To do -> Your output is the lines from the first one to the one containing "c_templates = ['SINV", repeated exactly, with images left out.

Data excerpt ->

————————

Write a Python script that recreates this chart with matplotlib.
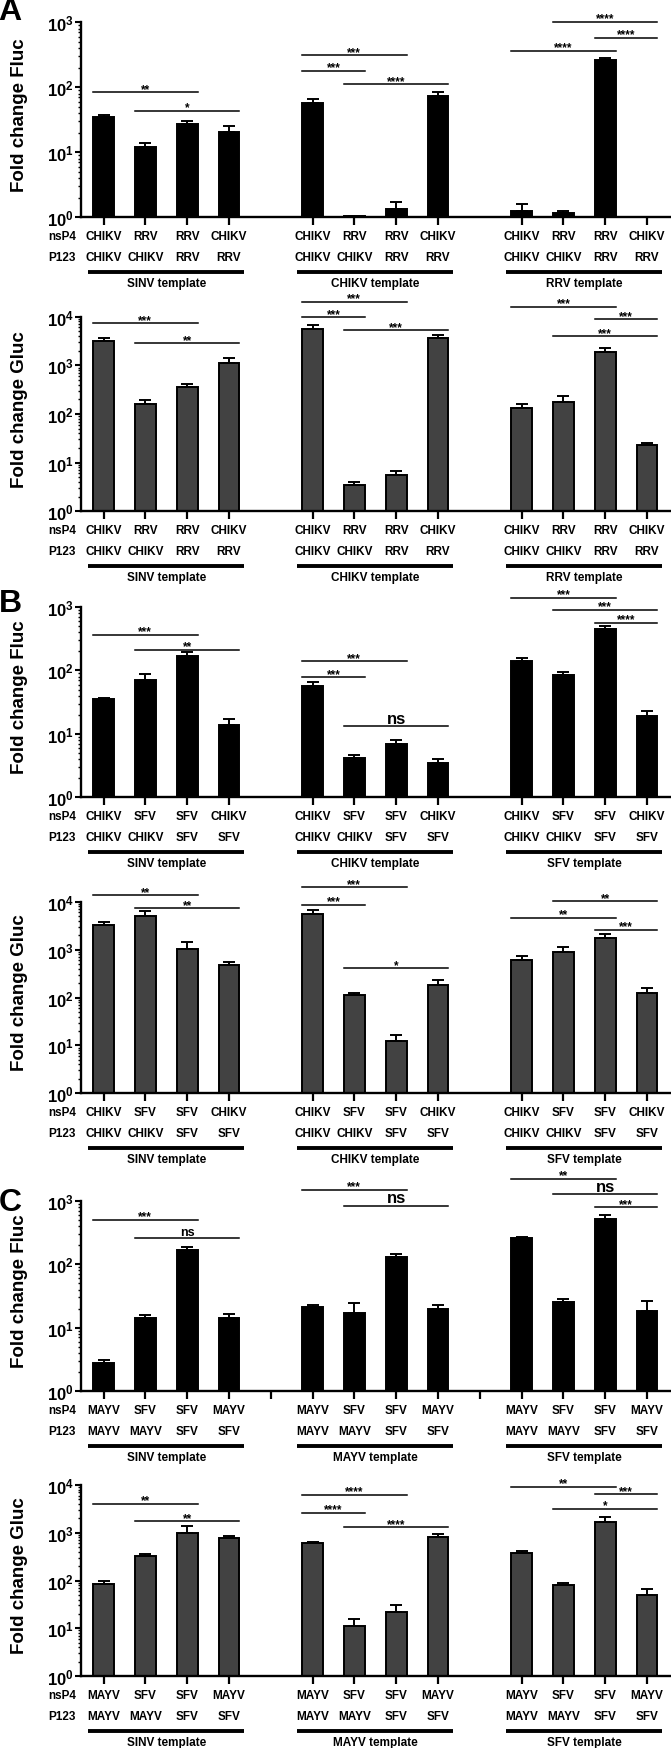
import numpy as np
import matplotlib
matplotlib.use('Agg')
import matplotlib.pyplot as plt
from matplotlib.ticker import LogLocator, FuncFormatter, NullFormatter

plt.rcParams['font.family'] = 'Liberation Sans'
plt.rcParams['font.weight'] = 'bold'
plt.rcParams['mathtext.fontset'] = 'custom'
plt.rcParams['mathtext.bf'] = 'Liberation Sans:bold'
plt.rcParams['mathtext.rm'] = 'Liberation Sans:bold'

# ---- data ----
a_nsp4 = ['CHIKV', 'RRV', 'RRV', 'CHIKV']
a_p123 = ['CHIKV', 'CHIKV', 'RRV', 'RRV']
a_templates = ['SINV template', 'CHIKV template', 'RRV template']
b_nsp4 = ['CHIKV', 'SFV', 'SFV', 'CHIKV']
b_p123 = ['CHIKV', 'CHIKV', 'SFV', 'SFV']
b_templates = ['SINV template', 'CHIKV template', 'SFV template']
c_nsp4 = ['MAYV', 'SFV', 'SFV', 'MAYV']
c_p123 = ['MAYV', 'MAYV', 'SFV', 'SFV']
c_templates = ['SINV template', 'MAYV template', 'SFV template']

a_fluc = [35.4, 11.9, 27.0, 20.3, 56.7, 1.04, 1.34, 74.5, 1.24, 1.15, 260, np.nan]
a_fluc_sd = [2.1, 1.8, 3.3, 5.1, 10.3, 0, 0.36, 9.2, 0.36, 0.09, 22, np.nan]
a_gluc = [3210, 163, 359, 1135, 5580, 3.53, 5.58, 3590, 135, 174, 1880, 23.4]
a_gluc_sd = [490, 34, 54, 280, 1060, 0.41, 1.27, 680, 25, 64, 355, 1.6]
b_fluc = [35, 71.8, 166, 13.9, 56.5, 4.21, 6.87, 3.47, 139, 85, 443, 18.8]
b_fluc_sd = [2.2, 16.2, 26, 3.4, 10.3, 0.48, 1.26, 0.54, 19, 9.6, 57, 4.0]
b_gluc = [3207, 4943, 1028, 477, 5530, 111, 12.6, 182, 616, 891, 1718, 124]
b_gluc_sd = [498, 1342, 389, 83, 1070, 11, 3.9, 50, 131, 223, 397, 31]
c_fluc = [2.77, 14.2, 166, 14.2, 20.9, 17.0, 129, 19.5, 264, 25.1, 526, 18.3]
c_fluc_sd = [0.32, 1.7, 22, 2.0, 1.9, 7.8, 17, 3.3, 3, 2.9, 75, 8.1]
c_gluc = [83.1, 321, 1004, 764, 600, 11.0, 22.3, 828, 383, 80.5, 1680, 49.7]
c_gluc_sd = [14.5, 32, 381, 91, 30, 4.9, 7.9, 129, 32, 6.7, 457, 15.6]

# significance: (group, bar i, bar j, height, label)
a_fluc_sig = [(0, 0, 2, 83.7, '**'), (0, 1, 3, 43.8, '*'), (1, 0, 2, 314, '***'),
              (1, 0, 1, 180, '***'), (1, 1, 3, 111, '****'), (2, 1, 3, 1023, '****'),
              (2, 2, 3, 574, '****'), (2, 0, 2, 366, '****')]
a_gluc_sig = [(0, 0, 2, 7290, '***'), (0, 1, 3, 2830, '**'), (1, 0, 2, 20300, '***'),
              (1, 0, 1, 9680, '***'), (1, 1, 3, 5320, '***'), (2, 0, 2, 16000, '***'),
              (2, 2, 3, 8950, '***'), (2, 1, 3, 3940, '***')]
b_fluc_sig = [(0, 0, 2, 366, '***'), (0, 1, 3, 211, '**'), (1, 0, 2, 139, '***'),
              (1, 0, 1, 78, '***'), (1, 1, 3, 13.1, 'ns'), (2, 0, 2, 1400, '***'),
              (2, 1, 3, 899, '***'), (2, 2, 3, 563, '****')]
b_gluc_sig = [(0, 0, 2, 13770, '**'), (0, 1, 3, 7260, '**'), (1, 0, 2, 20200, '***'),
              (1, 0, 1, 8660, '***'), (1, 1, 3, 406, '*'), (2, 1, 3, 10160, '**'),
              (2, 0, 2, 4635, '**'), (2, 2, 3, 2605, '***')]
c_fluc_sig = [(0, 0, 2, 507, '***'), (0, 1, 3, 261, 'ns'), (1, 0, 2, 1510, '***'),
              (1, 1, 3, 844, 'ns'), (2, 0, 2, 2253, '**'), (2, 1, 3, 1274, 'ns'),
              (2, 2, 3, 804, '***')]
c_gluc_sig = [(0, 0, 2, 4065, '**'), (0, 1, 3, 1762, '**'), (1, 0, 2, 6280, '****'),
              (1, 0, 1, 2635, '****'), (1, 1, 3, 1320, '****'), (2, 0, 2, 9230, '**'),
              (2, 2, 3, 6380, '***'), (2, 1, 3, 3194, '*')]

W, H = 671, 1749
fig = plt.figure(figsize=(W / 100, H / 100), dpi=100)
LEFT, RIGHT = 81, 670
pos = np.array([0, 1, 2, 3, 5, 6, 7, 8, 10, 11, 12, 13])


def panel(top, bottom, vals, sd, sig, nsp4, p123, templates, ylabel, decades,
          color, gap_ticks=False, small_ns=()):
    hpx = bottom - top
    ax = fig.add_axes([LEFT / W, 1 - bottom / H, (RIGHT - LEFT) / W, hpx / H])
    vals = np.array(vals, float)
    sd = np.array(sd, float)
    ok = ~np.isnan(vals)
    ax.bar(pos[ok], vals[ok], width=0.5, color=color, edgecolor='black',
           linewidth=1.4, zorder=2)
    ax.errorbar(pos[ok], vals[ok], yerr=[np.zeros(ok.sum()), sd[ok]], fmt='none',
                ecolor='black', elinewidth=1.4, capsize=4.3, capthick=1.4, zorder=3)
    ax.set_yscale('log')
    ax.set_ylim(1, 10 ** decades)
    ax.set_xlim(-0.54, 13.55)
    ax.yaxis.set_major_locator(LogLocator(base=10, numticks=10))
    ax.yaxis.set_minor_locator(LogLocator(base=10, subs=np.arange(2, 10), numticks=20))
    ax.yaxis.set_major_formatter(FuncFormatter(lambda v, p: r'$\mathbf{10^{%d}}$' % round(np.log10(v))))
    ax.yaxis.set_minor_formatter(NullFormatter())
    xt = list(pos) + ([4, 9] if gap_ticks else [])
    ax.set_xticks(xt)
    ax.set_xticklabels([''] * len(xt))
    for s in ['top', 'right']:
        ax.spines[s].set_visible(False)
    for s in ['left', 'bottom']:
        ax.spines[s].set_linewidth(1.7)
    ax.tick_params(axis='x', length=6, width=1.6)
    ax.tick_params(axis='y', which='major', length=4, width=1.5, pad=1, labelsize=12)
    ax.tick_params(axis='y', which='minor', length=2.2, width=1.0)
    ax.set_ylabel(ylabel, fontsize=13.5, fontweight='bold')
    ax.yaxis.set_label_coords((28 - LEFT) / (RIGHT - LEFT), 0.53)

    tr = ax.get_xaxis_transform()
    for g in range(3):
        for k in range(4):
            x = pos[g * 4 + k]
            ax.text(x, -19 / hpx, nsp4[k], transform=tr, ha='center', va='center', fontsize=8.5)
            ax.text(x, -40 / hpx, p123[k], transform=tr, ha='center', va='center', fontsize=8.5)
        x0, x1 = pos[g * 4], pos[g * 4 + 3]
        ax.plot([x0 - 0.37, x1 + 0.37], [-55 / hpx] * 2, transform=tr, color='black',
                lw=2.8, clip_on=False, solid_capstyle='butt')
        ax.text((x0 + x1) / 2, -66 / hpx, templates[g], transform=tr, ha='center',
                va='center', fontsize=8.5)
    fx = (48 - LEFT) / (RIGHT - LEFT)
    ax.text(fx, -19 / hpx, 'nsP4', transform=ax.transAxes, ha='left', va='center', fontsize=8.5)
    ax.text(fx, -40 / hpx, 'P123', transform=ax.transAxes, ha='left', va='center', fontsize=8.5)

    for g, i, j, y, lab in sig:
        xa, xb = pos[g * 4 + i] - 0.25, pos[g * 4 + j] + 0.25
        ax.plot([xa, xb], [y, y], color='black', lw=1.1, clip_on=False, zorder=4)
        if lab == 'ns':
            fs = 9 if g in small_ns else 12
            off = 4.5 if g in small_ns else 6
        else:
            fs, off = 8.5, 2.4
        ax.annotate(lab, xy=((xa + xb) / 2, y), xytext=(0, off), textcoords='offset points',
                    ha='center', va='center', fontsize=fs, annotation_clip=False)
    return ax


panel(23.3, 218.3, a_fluc, a_fluc_sd, a_fluc_sig, a_nsp4, a_p123, a_templates,
      'Fold change Fluc', 3, 'black')
panel(317.7, 512.3, a_gluc, a_gluc_sd, a_gluc_sig, a_nsp4, a_p123, a_templates,
      'Fold change Gluc', 4, '#424242')
panel(608, 798.3, b_fluc, b_fluc_sd, b_fluc_sig, b_nsp4, b_p123, b_templates,
      'Fold change Fluc', 3, 'black')
panel(902.7, 1094.3, b_gluc, b_gluc_sd, b_gluc_sig, b_nsp4, b_p123, b_templates,
      'Fold change Gluc', 4, '#424242')
panel(1202, 1392, c_fluc, c_fluc_sd, c_fluc_sig, c_nsp4, c_p123, c_templates,
      'Fold change Fluc', 3, 'black', gap_ticks=True, small_ns=(0,))
panel(1486, 1677, c_gluc, c_gluc_sd, c_gluc_sig, c_nsp4, c_p123, c_templates,
      'Fold change Gluc', 4, '#424242')

for lab, y in [('A', 12.5), ('B', 604), ('C', 1203)]:
    fig.text(10 / W, 1 - y / H, lab, fontsize=23, fontweight='bold', ha='center', va='center')

fig.savefig('out.png', dpi=100)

————————

Answer to this exercise ->
Write a Python script that recreates this chart with matplotlib.
import numpy as np
import matplotlib
matplotlib.use('Agg')
import matplotlib.pyplot as plt
from matplotlib.ticker import LogLocator, FuncFormatter, NullFormatter

plt.rcParams['font.family'] = 'Liberation Sans'
plt.rcParams['font.weight'] = 'bold'
plt.rcParams['mathtext.fontset'] = 'custom'
plt.rcParams['mathtext.bf'] = 'Liberation Sans:bold'
plt.rcParams['mathtext.rm'] = 'Liberation Sans:bold'

# ---- data ----
a_nsp4 = ['CHIKV', 'RRV', 'RRV', 'CHIKV']
a_p123 = ['CHIKV', 'CHIKV', 'RRV', 'RRV']
a_templates = ['SINV template', 'CHIKV template', 'RRV template']
b_nsp4 = ['CHIKV', 'SFV', 'SFV', 'CHIKV']
b_p123 = ['CHIKV', 'CHIKV', 'SFV', 'SFV']
b_templates = ['SINV template', 'CHIKV template', 'SFV template']
c_nsp4 = ['MAYV', 'SFV', 'SFV', 'MAYV']
c_p123 = ['MAYV', 'MAYV', 'SFV', 'SFV']
c_templates = ['SINV template', 'MAYV template', 'SFV template']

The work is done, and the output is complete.